YOUR OBJECTIVE => In the listing below, locate the lines that hold "chart" and copy them.

SOURCE EXCERPT =>
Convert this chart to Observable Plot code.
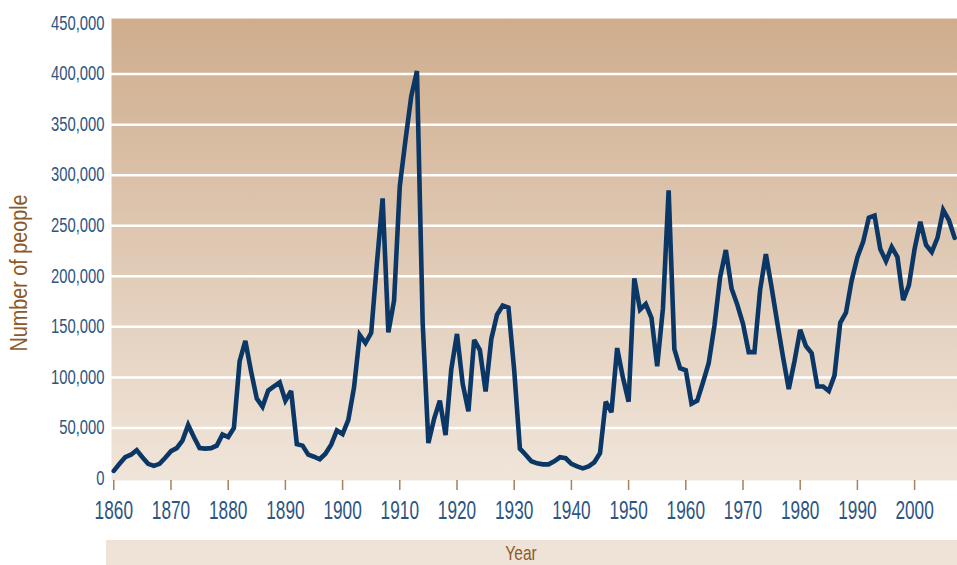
<!DOCTYPE html>
<html>
<head>
<meta charset="utf-8">
<script src="https://cdn.jsdelivr.net/npm/d3@7"></script>
<script src="https://cdn.jsdelivr.net/npm/@observablehq/plot@0.6"></script>
<style>
  body { margin: 0; background: #fff; width: 957px; height: 565px; overflow: hidden; position: relative;
         font-family: "Liberation Sans", Arial, sans-serif; }
  #chart { position: absolute; left: 0; top: 0; }
  #band { position: absolute; left: 106px; top: 540px; width: 851px; height: 25px; background: #efe3d8; }
  #band span { position: absolute; left: 415px; top: 0; line-height: 25px; transform: translateX(-50%) scaleX(0.74);
               font-size: 21px; color: #8c5a2a; white-space: nowrap; }
</style>
</head>
<body>
<div id="chart"></div>
<div id="band"><span>Year</span></div>
<script>
const years = [
  1860,1861,1862,1863,1864,1865,1866,1867,1868,1869,
  1870,1871,1872,1873,1874,1875,1876,1877,1878,1879,
  1880,1881,1882,1883,1884,1885,1886,1887,1888,1889,
  1890,1891,1892,1893,1894,1895,1896,1897,1898,1899,
  1900,1901,1902,1903,1904,1905,1906,1907,1908,1909,
  1910,1911,1912,1913,1914,1915,1916,1917,1918,1919,
  1920,1921,1922,1923,1924,1925,1926,1927,1928,1929,
  1930,1931,1932,1933,1934,1935,1936,1937,1938,1939,
  1940,1941,1942,1943,1944,1945,1946,1947,1948,1949,
  1950,1951,1952,1953,1954,1955,1956,1957,1958,1959,
  1960,1961,1962,1963,1964,1965,1966,1967,1968,1969,
  1970,1971,1972,1973,1974,1975,1976,1977,1978,1979,
  1980,1981,1982,1983,1984,1985,1986,1987,1988,1989,
  1990,1991,1992,1993,1994,1995,1996,1997,1998,1999,
  2000,2001,2002,2003,2004,2005,2006,2007
];
const people = [
  7500,14500,21000,23500,28000,21000,14500,12500,14500,20500,
  27000,30000,37500,53000,41000,30000,29500,30000,32500,43500,
  41000,50000,116000,136000,106000,79000,71000,87000,91000,95000,
  77000,86500,34000,32500,23500,21500,19000,24500,33500,47500,
  44000,58000,90000,142000,134000,144000,213000,277000,144500,176000,
  289000,335000,378000,403000,154000,35000,59000,77000,43000,108000,
  143000,93500,66500,137000,127000,86000,138000,162000,171000,169000,
  107000,29500,23500,17000,15000,14000,14000,17000,21000,20000,
  14500,12000,10000,12000,16000,25000,76000,65500,129000,100000,
  76000,198000,167000,172500,159000,111000,168000,285000,128000,109000,
  107000,74000,77000,95000,114000,151000,199000,226000,188000,172000,
  153000,125000,125000,187000,222000,189000,154000,120000,88500,116000,
  147000,131000,124000,91000,91000,86500,102000,154000,164000,196000,
  219000,234000,258000,260000,227000,215000,229000,219000,176500,191000,
  227000,254000,231000,224000,238000,265500,255500,238000
];
const xTicks = [1860,1870,1880,1890,1900,1910,1920,1930,1940,1950,1960,1970,1980,1990,2000];
const yTicks = [0,50000,100000,150000,200000,250000,300000,350000,400000,450000];
const gridValues = [50000,100000,150000,200000,250000,300000,350000,400000];
const yLabel = "Number of people";

const data = years.map((year, i) => ({year, people: people[i]}));

const gradient = () => {
  const defs = d3.create("svg:defs");
  const g = defs.append("linearGradient").attr("id", "bg").attr("x1", 0).attr("y1", 0).attr("x2", 0).attr("y2", 1);
  g.append("stop").attr("offset", "0%").attr("stop-color", "#cfad8d");
  g.append("stop").attr("offset", "100%").attr("stop-color", "#f0e5da");
  return defs.node();
};

const plot = Plot.plot({
  width: 957,
  height: 535,
  marginLeft: 111,
  marginRight: 0,
  marginTop: 18,
  marginBottom: 55,
  style: {fontFamily: '"Liberation Sans", Arial, sans-serif', background: "transparent", overflow: "visible"},
  x: {domain: [1859.6, 2007.5]},
  y: {domain: [-2000, 455000]},
  marks: [
    gradient,
    Plot.frame({fill: "url(#bg)", stroke: "none"}),
    Plot.ruleY(gridValues, {stroke: "white", strokeWidth: 2.5}),
    Plot.line(data, {x: "year", y: "people", stroke: "#0b3766", strokeWidth: 4.6, strokeLinejoin: "miter", strokeMiterlimit: 3}),
    Plot.axisY(yTicks, {tickSize: 0, tickPadding: 7, fontSize: 19.5, fill: "#2d5582", tickFormat: d3.format(","), label: null}),
    Plot.axisX(xTicks, {tickSize: 10, tickPadding: 11, fontSize: 25, stroke: "#a8805a", strokeWidth: 1.5, fill: "#2d5582", tickFormat: "d", label: null})
  ]
});

document.getElementById("chart").append(plot);

// Condense tick labels horizontally around their anchor (right edge for y, centre for x),
// independent of how Plot positions the text elements internally.
function squeeze(texts, s, anchor) {
  texts.forEach(t => {
    const parent = t.parentNode;
    const r = t.getBoundingClientRect();
    const sx = anchor === "end" ? r.right : (r.left + r.right) / 2;
    const pt = plot.createSVGPoint();
    pt.x = sx; pt.y = (r.top + r.bottom) / 2;
    const p = pt.matrixTransform(parent.getScreenCTM().inverse());
    const g = document.createElementNS("http://www.w3.org/2000/svg", "g");
    g.setAttribute("transform", `translate(${p.x},0) scale(${s},1) translate(${-p.x},0)`);
    parent.insertBefore(g, t);
    g.appendChild(t);
  });
}
const yTexts = Array.from(plot.querySelectorAll('[aria-label="y-axis tick label"] text'));
const xTexts = Array.from(plot.querySelectorAll('[aria-label="x-axis tick label"] text'));
squeeze(yTexts, 0.76, "end");
squeeze(xTexts, 0.69, "middle");

d3.select(plot).append("text")
  .attr("transform", "translate(27,273) rotate(-90) scale(0.86,1)")
  .attr("text-anchor", "middle")
  .attr("font-size", 23)
  .attr("fill", "#8c5a2a")
  .text(yLabel);
</script>
</body>
</html>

SOLVED PROBLEM =>
Convert this chart to Observable Plot code.
  #chart { position: absolute; left: 0; top: 0; }
<div id="chart"></div>
document.getElementById("chart").append(plot);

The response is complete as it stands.